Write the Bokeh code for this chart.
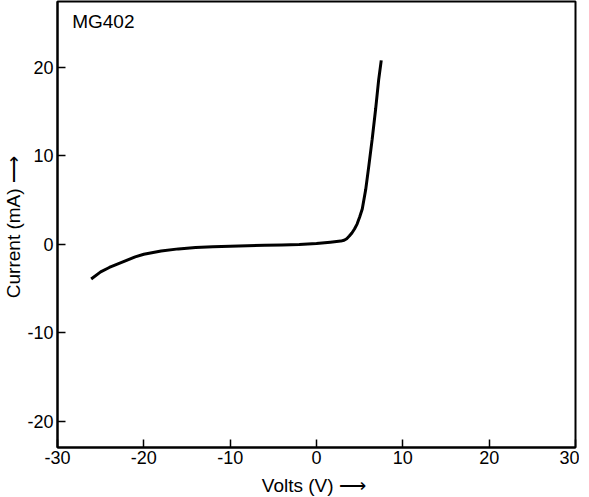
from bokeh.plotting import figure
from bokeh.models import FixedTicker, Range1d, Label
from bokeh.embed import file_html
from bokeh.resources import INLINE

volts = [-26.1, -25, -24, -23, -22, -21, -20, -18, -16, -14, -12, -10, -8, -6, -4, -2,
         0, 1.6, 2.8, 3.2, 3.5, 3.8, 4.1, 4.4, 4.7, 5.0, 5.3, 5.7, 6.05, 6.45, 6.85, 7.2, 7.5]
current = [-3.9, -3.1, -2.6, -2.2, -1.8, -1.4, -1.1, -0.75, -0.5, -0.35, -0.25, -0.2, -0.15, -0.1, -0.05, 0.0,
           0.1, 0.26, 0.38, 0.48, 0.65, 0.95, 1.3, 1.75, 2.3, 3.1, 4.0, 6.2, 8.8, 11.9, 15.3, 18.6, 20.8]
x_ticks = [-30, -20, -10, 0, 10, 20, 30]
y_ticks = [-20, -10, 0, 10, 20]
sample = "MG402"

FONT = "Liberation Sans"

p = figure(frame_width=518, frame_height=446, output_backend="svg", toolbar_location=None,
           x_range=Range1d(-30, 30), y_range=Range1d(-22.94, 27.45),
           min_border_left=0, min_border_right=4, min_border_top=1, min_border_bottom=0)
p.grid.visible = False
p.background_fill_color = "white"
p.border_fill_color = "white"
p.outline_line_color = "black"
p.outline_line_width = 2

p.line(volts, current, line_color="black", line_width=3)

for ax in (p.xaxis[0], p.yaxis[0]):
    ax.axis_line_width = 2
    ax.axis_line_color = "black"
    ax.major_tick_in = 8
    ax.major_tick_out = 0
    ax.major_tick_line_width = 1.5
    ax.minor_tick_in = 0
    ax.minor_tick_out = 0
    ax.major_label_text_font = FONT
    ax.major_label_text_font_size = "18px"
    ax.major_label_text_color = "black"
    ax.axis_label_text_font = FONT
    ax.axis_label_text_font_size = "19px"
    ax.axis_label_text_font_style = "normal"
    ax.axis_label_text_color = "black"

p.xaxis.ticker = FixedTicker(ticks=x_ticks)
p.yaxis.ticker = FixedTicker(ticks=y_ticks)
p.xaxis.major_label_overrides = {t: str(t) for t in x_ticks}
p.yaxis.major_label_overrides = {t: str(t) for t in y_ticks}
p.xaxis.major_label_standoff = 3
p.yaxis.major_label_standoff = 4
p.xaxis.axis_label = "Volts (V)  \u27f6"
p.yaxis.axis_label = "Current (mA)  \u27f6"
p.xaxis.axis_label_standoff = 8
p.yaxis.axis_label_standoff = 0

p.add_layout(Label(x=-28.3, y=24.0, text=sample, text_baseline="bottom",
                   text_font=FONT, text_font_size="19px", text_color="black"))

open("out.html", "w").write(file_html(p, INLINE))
^^^^
DIRECTIONS: Pictures in the data above should not be copied; transcribe everything else exactly.

SOLUTION TO THE PROBLEM:
Write the Bokeh code for this chart.
from bokeh.plotting import figure
from bokeh.models import FixedTicker, Range1d, Label
from bokeh.embed import file_html
from bokeh.resources import INLINE

volts = [-26.1, -25, -24, -23, -22, -21, -20, -18, -16, -14, -12, -10, -8, -6, -4, -2,
         0, 1.6, 2.8, 3.2, 3.5, 3.8, 4.1, 4.4, 4.7, 5.0, 5.3, 5.7, 6.05, 6.45, 6.85, 7.2, 7.5]
current = [-3.9, -3.1, -2.6, -2.2, -1.8, -1.4, -1.1, -0.75, -0.5, -0.35, -0.25, -0.2, -0.15, -0.1, -0.05, 0.0,
           0.1, 0.26, 0.38, 0.48, 0.65, 0.95, 1.3, 1.75, 2.3, 3.1, 4.0, 6.2, 8.8, 11.9, 15.3, 18.6, 20.8]
x_ticks = [-30, -20, -10, 0, 10, 20, 30]
y_ticks = [-20, -10, 0, 10, 20]
sample = "MG402"

FONT = "Liberation Sans"

p = figure(frame_width=518, frame_height=446, output_backend="svg", toolbar_location=None,
           x_range=Range1d(-30, 30), y_range=Range1d(-22.94, 27.45),
           min_border_left=0, min_border_right=4, min_border_top=1, min_border_bottom=0)
p.grid.visible = False
p.background_fill_color = "white"
p.border_fill_color = "white"
p.outline_line_color = "black"
p.outline_line_width = 2

p.line(volts, current, line_color="black", line_width=3)

for ax in (p.xaxis[0], p.yaxis[0]):
    ax.axis_line_width = 2
    ax.axis_line_color = "black"
    ax.major_tick_in = 8
    ax.major_tick_out = 0
    ax.major_tick_line_width = 1.5
    ax.minor_tick_in = 0
    ax.minor_tick_out = 0
    ax.major_label_text_font = FONT
    ax.major_label_text_font_size = "18px"
    ax.major_label_text_color = "black"
    ax.axis_label_text_font = FONT
    ax.axis_label_text_font_size = "19px"
    ax.axis_label_text_font_style = "normal"
    ax.axis_label_text_color = "black"

p.xaxis.ticker = FixedTicker(ticks=x_ticks)
p.yaxis.ticker = FixedTicker(ticks=y_ticks)
p.xaxis.major_label_overrides = {t: str(t) for t in x_ticks}
p.yaxis.major_label_overrides = {t: str(t) for t in y_ticks}
p.xaxis.major_label_standoff = 3
p.yaxis.major_label_standoff = 4
p.xaxis.axis_label = "Volts (V)  \u27f6"
p.yaxis.axis_label = "Current (mA)  \u27f6"
p.xaxis.axis_label_standoff = 8
p.yaxis.axis_label_standoff = 0

p.add_layout(Label(x=-28.3, y=24.0, text=sample, text_baseline="bottom",
                   text_font=FONT, text_font_size="19px", text_color="black"))

open("out.html", "w").write(file_html(p, INLINE))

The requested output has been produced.